[Source data]

★ ★ ★ ★ ★

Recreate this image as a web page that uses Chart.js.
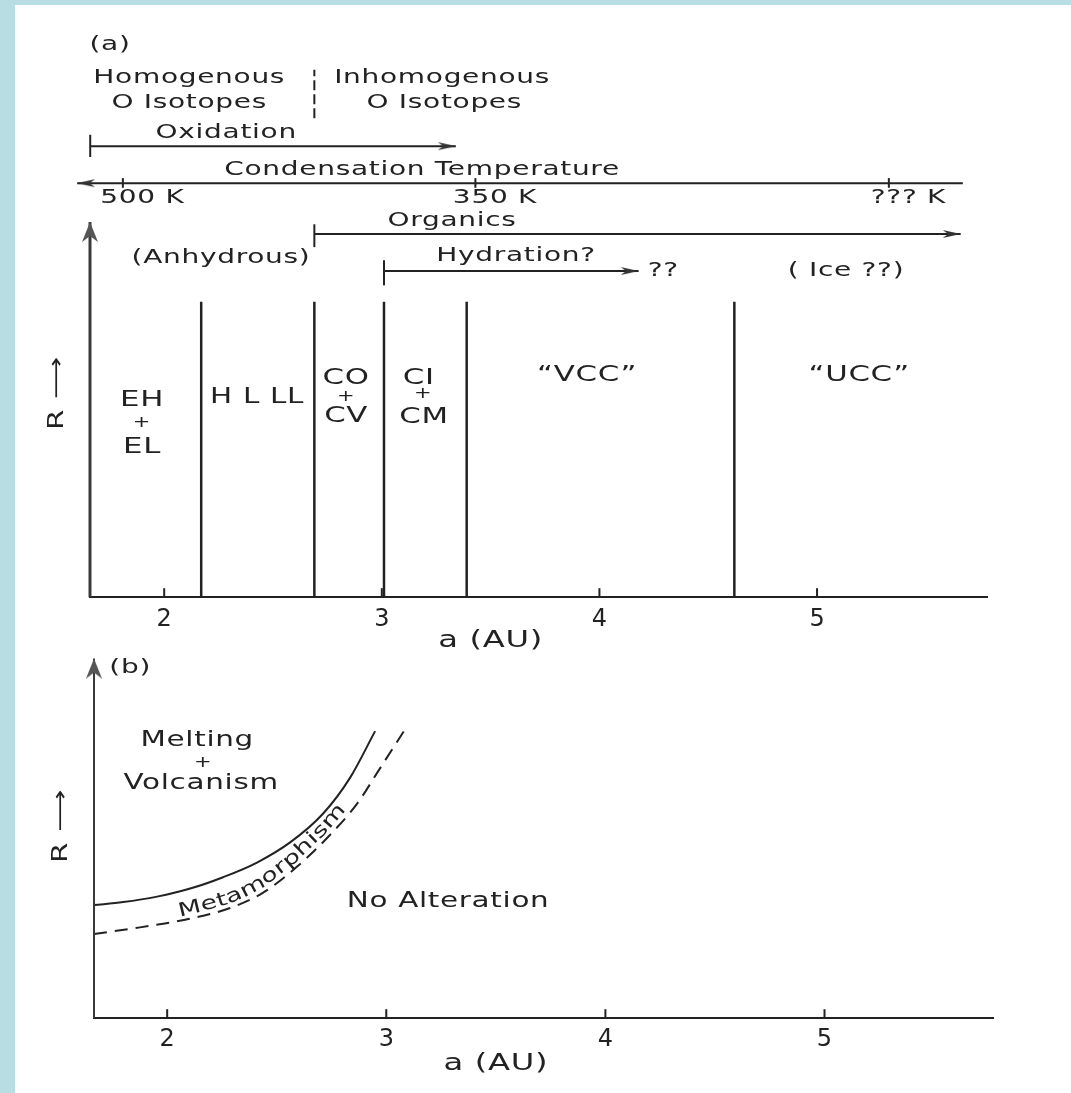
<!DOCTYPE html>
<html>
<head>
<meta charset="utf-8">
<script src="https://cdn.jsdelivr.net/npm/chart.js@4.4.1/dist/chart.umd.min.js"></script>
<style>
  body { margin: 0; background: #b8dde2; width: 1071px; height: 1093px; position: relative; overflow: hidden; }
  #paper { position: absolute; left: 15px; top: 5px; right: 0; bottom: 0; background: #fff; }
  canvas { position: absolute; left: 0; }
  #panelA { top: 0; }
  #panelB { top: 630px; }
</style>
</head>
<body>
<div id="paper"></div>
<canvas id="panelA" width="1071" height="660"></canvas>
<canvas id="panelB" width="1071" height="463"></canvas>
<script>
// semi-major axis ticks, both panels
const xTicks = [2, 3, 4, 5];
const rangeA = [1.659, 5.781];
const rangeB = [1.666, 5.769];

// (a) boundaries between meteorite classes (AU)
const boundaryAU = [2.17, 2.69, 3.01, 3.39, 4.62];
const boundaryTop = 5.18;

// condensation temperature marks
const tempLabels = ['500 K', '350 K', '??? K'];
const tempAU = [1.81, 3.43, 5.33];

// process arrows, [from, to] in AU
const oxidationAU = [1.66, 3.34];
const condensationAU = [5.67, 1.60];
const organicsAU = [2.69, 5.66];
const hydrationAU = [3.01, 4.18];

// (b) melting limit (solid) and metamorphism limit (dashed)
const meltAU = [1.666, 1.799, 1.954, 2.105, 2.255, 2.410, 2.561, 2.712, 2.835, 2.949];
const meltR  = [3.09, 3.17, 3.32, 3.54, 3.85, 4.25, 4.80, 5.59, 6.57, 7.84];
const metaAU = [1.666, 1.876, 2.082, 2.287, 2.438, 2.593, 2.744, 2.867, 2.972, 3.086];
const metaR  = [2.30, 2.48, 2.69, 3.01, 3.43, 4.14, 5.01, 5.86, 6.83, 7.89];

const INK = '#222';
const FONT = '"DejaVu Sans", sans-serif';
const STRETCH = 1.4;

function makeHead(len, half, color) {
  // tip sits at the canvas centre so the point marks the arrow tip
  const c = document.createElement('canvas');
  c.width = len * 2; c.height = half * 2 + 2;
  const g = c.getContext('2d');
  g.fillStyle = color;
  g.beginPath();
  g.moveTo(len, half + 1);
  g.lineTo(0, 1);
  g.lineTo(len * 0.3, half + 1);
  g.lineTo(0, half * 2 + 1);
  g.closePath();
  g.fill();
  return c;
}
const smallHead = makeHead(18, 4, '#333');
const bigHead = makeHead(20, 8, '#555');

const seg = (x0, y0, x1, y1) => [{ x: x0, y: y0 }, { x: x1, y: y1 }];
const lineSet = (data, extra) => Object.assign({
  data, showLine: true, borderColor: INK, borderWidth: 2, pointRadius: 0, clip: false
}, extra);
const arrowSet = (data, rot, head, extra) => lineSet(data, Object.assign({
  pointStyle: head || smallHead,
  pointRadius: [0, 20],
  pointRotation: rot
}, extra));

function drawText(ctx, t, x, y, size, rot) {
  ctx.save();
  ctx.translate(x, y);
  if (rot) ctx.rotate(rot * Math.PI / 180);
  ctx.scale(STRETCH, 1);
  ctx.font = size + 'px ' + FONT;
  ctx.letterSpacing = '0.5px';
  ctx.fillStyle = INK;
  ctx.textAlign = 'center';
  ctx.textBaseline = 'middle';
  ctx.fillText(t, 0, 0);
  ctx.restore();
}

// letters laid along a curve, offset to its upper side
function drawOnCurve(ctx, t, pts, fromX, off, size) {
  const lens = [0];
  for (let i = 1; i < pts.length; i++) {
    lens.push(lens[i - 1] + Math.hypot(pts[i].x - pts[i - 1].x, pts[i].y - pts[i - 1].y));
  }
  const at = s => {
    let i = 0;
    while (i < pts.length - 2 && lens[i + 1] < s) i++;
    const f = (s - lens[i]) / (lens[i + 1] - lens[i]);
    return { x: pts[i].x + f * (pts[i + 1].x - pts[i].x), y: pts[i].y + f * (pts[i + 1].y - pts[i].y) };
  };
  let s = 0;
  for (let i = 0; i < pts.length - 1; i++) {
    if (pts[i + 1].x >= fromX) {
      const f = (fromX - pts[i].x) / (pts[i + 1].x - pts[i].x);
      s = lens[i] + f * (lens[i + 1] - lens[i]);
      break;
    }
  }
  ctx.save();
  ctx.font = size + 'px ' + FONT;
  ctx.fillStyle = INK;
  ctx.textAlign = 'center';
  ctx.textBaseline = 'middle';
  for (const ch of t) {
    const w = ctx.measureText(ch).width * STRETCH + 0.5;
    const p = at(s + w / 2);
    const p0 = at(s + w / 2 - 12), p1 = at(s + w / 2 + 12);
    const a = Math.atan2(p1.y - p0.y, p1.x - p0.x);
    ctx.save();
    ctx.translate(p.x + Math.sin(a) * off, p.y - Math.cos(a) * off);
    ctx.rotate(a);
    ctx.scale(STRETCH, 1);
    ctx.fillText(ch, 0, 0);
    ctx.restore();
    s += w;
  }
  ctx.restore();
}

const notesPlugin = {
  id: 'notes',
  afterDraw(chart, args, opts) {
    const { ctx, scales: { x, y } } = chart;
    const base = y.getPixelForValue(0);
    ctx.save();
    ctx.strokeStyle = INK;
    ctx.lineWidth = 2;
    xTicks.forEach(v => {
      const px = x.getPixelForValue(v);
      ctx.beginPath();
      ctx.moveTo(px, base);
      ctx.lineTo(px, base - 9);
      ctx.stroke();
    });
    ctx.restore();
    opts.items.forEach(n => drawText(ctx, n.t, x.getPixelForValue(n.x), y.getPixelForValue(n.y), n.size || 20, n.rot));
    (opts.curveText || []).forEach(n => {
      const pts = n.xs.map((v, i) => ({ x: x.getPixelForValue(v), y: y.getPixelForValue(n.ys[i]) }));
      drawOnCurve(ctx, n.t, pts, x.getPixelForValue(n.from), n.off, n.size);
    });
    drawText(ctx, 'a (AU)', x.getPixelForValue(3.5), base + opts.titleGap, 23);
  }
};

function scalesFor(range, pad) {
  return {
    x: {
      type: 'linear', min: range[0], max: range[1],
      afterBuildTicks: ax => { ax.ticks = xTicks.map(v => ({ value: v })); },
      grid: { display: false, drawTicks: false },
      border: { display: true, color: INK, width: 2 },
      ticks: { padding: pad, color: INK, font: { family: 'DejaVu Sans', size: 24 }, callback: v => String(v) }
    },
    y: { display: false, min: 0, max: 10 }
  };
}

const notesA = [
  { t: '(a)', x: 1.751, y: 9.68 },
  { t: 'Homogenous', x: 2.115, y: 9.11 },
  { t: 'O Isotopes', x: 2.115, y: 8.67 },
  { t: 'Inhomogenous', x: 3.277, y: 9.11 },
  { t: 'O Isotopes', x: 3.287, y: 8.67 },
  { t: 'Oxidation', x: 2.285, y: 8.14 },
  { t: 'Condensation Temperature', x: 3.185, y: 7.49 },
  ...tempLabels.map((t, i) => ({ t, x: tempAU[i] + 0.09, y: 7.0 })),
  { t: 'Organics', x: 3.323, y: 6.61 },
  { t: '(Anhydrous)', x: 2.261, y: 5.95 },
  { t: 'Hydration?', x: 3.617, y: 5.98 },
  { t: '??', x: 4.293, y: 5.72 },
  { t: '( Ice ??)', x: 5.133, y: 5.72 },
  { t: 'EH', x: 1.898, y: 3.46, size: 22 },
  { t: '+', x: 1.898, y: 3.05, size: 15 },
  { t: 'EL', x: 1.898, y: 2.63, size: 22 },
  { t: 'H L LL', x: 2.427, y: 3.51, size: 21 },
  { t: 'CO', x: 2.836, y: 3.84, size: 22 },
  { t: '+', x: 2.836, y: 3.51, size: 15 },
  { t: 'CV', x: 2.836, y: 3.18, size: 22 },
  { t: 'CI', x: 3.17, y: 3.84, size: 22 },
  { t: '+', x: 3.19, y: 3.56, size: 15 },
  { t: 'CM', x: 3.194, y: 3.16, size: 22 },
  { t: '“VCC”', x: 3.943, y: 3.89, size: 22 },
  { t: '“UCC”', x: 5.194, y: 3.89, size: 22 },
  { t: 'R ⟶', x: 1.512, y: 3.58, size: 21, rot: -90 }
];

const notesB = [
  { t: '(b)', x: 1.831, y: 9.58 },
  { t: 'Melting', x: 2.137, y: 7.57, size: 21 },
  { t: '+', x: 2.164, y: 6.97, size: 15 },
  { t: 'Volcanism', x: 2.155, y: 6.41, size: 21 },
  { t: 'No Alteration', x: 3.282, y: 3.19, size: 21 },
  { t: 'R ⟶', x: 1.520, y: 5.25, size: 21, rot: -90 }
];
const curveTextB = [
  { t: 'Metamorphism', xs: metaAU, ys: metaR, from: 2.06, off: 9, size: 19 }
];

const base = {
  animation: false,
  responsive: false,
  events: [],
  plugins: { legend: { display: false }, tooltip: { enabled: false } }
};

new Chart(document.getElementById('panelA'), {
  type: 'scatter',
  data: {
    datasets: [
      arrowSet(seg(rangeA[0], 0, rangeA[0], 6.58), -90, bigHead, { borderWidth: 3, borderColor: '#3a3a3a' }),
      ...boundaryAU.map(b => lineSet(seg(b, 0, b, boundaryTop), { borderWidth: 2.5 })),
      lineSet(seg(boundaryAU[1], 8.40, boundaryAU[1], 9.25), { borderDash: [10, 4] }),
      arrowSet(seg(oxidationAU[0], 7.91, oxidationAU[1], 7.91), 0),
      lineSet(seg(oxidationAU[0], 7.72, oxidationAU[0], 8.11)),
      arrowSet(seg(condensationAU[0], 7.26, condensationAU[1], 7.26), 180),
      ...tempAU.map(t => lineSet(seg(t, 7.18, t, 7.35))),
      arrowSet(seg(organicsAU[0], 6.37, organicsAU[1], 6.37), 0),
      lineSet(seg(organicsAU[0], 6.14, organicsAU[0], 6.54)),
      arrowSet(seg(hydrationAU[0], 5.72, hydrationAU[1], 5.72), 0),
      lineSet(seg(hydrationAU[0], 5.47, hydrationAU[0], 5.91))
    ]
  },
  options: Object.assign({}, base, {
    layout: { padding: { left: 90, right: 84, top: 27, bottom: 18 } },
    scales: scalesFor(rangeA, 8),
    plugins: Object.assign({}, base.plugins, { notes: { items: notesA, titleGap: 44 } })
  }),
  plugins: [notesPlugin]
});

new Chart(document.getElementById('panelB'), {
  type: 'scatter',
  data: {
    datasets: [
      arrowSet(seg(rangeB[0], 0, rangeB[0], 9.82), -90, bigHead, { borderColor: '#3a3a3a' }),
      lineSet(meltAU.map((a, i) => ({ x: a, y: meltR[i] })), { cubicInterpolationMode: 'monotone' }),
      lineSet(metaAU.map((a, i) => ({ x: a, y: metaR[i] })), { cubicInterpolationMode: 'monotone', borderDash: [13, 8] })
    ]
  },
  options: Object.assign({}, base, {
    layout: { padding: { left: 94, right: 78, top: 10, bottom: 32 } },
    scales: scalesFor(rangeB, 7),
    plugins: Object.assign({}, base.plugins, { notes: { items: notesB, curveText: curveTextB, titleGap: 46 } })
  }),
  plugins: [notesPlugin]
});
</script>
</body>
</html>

★ ★ ★ ★ ★

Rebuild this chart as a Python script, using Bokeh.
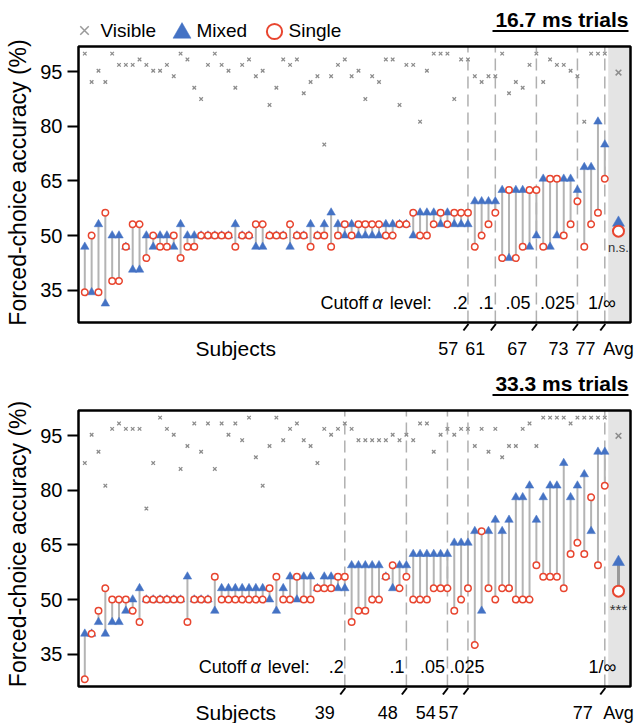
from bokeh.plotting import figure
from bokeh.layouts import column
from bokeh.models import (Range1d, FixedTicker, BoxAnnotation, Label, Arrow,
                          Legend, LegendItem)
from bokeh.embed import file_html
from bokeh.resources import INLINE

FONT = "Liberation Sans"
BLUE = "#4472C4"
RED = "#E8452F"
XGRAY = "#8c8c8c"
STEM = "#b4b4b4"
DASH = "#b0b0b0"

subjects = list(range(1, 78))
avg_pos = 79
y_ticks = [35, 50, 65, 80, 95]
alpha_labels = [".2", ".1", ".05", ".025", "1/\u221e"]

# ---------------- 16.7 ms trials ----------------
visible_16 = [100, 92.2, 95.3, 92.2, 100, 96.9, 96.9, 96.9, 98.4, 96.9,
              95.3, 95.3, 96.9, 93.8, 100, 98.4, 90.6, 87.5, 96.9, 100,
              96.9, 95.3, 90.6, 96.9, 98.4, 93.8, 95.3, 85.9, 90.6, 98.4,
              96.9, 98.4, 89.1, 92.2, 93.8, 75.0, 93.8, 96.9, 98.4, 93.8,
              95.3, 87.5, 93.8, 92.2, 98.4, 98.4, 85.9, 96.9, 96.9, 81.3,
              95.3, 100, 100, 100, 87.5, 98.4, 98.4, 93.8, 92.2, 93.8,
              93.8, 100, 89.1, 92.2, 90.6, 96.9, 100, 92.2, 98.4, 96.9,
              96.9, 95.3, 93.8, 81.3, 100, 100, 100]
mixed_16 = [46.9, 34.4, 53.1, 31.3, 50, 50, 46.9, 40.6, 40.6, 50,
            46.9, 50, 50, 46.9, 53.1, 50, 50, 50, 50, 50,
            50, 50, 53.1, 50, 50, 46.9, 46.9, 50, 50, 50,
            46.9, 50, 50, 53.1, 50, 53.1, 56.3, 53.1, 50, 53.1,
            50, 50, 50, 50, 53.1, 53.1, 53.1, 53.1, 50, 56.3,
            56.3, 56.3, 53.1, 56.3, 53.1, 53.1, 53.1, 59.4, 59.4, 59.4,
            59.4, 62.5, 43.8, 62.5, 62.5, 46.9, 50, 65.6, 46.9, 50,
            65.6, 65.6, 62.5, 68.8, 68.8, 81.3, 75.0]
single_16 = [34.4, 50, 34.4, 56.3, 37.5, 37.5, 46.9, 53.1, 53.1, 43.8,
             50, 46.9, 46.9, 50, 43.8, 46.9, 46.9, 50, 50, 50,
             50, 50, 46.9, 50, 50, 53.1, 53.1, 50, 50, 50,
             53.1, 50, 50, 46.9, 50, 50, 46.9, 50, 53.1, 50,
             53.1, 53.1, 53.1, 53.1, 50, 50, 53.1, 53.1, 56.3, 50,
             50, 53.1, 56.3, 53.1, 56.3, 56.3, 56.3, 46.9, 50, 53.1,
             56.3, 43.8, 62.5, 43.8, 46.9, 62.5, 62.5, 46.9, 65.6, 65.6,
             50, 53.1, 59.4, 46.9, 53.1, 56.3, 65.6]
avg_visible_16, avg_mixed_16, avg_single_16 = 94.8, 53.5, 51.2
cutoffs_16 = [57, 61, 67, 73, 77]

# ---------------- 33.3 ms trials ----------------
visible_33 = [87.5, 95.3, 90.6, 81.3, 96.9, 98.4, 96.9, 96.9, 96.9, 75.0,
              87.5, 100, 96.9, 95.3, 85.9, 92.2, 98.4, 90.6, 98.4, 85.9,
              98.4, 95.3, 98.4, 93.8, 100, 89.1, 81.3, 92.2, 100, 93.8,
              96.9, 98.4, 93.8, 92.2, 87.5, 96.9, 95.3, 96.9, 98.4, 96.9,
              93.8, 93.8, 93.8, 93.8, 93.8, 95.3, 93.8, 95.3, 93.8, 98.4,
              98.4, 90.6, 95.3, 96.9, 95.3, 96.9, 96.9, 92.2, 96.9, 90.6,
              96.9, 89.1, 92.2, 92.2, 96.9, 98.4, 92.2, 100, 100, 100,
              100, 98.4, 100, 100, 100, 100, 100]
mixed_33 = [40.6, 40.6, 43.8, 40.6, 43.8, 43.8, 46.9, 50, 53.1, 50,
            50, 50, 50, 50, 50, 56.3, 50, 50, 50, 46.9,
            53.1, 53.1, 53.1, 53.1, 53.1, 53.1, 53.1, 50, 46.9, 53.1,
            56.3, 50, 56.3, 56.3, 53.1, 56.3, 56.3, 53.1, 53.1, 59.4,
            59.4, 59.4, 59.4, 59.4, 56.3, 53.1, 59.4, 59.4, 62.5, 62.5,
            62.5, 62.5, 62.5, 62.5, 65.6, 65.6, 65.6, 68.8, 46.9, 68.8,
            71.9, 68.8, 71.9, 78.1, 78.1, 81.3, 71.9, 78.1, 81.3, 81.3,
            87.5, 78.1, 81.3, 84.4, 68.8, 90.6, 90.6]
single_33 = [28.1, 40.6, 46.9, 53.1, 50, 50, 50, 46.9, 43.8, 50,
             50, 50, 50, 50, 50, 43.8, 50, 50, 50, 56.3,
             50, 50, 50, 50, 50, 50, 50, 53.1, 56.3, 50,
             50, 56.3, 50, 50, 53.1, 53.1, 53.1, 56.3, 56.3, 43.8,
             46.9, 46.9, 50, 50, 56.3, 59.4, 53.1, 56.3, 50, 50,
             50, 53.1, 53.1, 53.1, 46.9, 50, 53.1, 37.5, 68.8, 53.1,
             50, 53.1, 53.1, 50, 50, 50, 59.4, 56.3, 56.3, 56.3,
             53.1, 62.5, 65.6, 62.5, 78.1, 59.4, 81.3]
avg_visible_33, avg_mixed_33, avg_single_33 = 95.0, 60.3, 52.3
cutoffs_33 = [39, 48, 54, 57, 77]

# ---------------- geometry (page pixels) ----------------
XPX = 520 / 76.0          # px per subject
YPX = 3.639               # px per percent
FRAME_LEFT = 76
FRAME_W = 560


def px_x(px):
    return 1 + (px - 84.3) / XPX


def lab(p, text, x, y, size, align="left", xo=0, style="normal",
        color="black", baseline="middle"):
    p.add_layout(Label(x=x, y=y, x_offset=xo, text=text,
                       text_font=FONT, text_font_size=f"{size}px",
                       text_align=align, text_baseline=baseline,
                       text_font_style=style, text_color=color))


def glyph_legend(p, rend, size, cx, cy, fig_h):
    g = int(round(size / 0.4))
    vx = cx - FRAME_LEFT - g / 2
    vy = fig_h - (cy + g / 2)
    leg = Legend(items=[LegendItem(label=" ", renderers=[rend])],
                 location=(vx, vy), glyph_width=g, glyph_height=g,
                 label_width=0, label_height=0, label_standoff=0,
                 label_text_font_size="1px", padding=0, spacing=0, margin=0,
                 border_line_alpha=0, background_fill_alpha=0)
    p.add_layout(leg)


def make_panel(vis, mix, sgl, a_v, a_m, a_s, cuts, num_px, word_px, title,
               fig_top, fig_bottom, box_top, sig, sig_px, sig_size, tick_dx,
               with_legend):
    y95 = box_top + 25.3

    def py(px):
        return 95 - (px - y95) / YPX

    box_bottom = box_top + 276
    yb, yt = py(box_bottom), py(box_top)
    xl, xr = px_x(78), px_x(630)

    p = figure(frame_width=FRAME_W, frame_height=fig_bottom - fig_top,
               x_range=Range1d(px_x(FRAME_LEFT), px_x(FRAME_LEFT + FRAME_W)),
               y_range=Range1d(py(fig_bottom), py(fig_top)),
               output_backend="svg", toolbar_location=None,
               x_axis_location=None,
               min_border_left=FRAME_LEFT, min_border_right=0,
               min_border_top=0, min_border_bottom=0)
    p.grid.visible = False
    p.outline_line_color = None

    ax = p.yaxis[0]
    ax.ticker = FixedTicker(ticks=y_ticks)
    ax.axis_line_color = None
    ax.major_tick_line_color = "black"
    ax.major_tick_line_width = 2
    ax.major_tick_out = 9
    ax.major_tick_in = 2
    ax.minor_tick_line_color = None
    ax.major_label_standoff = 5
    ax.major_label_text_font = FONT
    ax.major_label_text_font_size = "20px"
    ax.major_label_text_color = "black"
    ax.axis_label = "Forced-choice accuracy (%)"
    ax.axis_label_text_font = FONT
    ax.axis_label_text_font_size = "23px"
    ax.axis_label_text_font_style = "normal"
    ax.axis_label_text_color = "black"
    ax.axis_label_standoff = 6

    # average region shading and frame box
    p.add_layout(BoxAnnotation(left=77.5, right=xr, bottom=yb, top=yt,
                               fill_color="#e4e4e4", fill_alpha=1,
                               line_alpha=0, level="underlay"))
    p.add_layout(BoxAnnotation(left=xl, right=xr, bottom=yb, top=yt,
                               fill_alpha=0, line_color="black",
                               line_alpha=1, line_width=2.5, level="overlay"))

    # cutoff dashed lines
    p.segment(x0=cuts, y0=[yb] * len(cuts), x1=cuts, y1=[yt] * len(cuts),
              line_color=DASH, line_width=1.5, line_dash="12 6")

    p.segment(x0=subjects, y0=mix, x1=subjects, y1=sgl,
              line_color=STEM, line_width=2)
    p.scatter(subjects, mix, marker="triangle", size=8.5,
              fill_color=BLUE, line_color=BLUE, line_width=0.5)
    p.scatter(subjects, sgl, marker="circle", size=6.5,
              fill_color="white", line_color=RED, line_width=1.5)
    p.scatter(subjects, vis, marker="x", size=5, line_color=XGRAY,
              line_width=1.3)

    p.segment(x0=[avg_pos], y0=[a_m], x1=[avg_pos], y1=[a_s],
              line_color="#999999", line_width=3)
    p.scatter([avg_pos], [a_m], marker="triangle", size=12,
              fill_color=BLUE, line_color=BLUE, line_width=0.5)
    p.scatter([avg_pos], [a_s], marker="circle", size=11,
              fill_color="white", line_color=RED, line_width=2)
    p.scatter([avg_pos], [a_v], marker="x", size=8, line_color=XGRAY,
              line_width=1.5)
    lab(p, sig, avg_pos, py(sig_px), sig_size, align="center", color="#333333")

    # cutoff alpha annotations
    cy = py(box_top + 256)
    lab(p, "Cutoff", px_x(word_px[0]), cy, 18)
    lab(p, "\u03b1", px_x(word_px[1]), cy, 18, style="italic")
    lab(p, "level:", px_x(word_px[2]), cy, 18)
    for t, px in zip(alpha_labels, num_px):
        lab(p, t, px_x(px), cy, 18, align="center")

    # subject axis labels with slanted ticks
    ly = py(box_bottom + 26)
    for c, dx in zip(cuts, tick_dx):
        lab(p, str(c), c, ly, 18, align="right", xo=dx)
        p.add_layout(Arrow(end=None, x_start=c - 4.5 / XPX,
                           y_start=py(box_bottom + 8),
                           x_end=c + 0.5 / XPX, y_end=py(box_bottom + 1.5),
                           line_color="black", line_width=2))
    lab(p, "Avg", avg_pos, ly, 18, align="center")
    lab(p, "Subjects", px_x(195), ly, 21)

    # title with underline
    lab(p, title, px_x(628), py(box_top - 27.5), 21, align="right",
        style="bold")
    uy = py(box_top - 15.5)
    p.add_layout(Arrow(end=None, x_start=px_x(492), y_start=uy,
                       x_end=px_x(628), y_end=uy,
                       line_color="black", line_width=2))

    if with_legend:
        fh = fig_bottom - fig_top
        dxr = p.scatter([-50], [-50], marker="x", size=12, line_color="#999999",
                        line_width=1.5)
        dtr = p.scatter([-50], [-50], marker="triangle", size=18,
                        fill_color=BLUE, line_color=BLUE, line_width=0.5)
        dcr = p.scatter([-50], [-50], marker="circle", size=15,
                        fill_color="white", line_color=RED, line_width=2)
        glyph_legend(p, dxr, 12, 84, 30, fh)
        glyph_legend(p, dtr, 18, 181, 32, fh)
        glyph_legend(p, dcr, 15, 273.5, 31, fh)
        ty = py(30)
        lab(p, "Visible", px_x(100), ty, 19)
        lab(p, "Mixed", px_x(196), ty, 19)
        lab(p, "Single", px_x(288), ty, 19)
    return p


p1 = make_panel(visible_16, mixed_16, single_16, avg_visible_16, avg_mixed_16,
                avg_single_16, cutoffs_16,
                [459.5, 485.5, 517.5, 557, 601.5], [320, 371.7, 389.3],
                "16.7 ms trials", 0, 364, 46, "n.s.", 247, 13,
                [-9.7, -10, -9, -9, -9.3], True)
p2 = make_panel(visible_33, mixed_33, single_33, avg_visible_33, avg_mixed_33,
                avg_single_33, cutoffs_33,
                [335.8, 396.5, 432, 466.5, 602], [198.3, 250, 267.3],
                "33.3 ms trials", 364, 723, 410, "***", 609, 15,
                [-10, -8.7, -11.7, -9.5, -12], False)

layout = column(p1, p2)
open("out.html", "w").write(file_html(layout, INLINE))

★ ★ ★ ★ ★

* Written exercise
From the data above, copy out every line with the string "script" in it.

* Answer below
<script src="https://cdn.jsdelivr.net/npm/chart.js@4.4.1/dist/chart.umd.min.js"></script>
<script>
</script>
Rebuild this chart as a Python script, using Bokeh.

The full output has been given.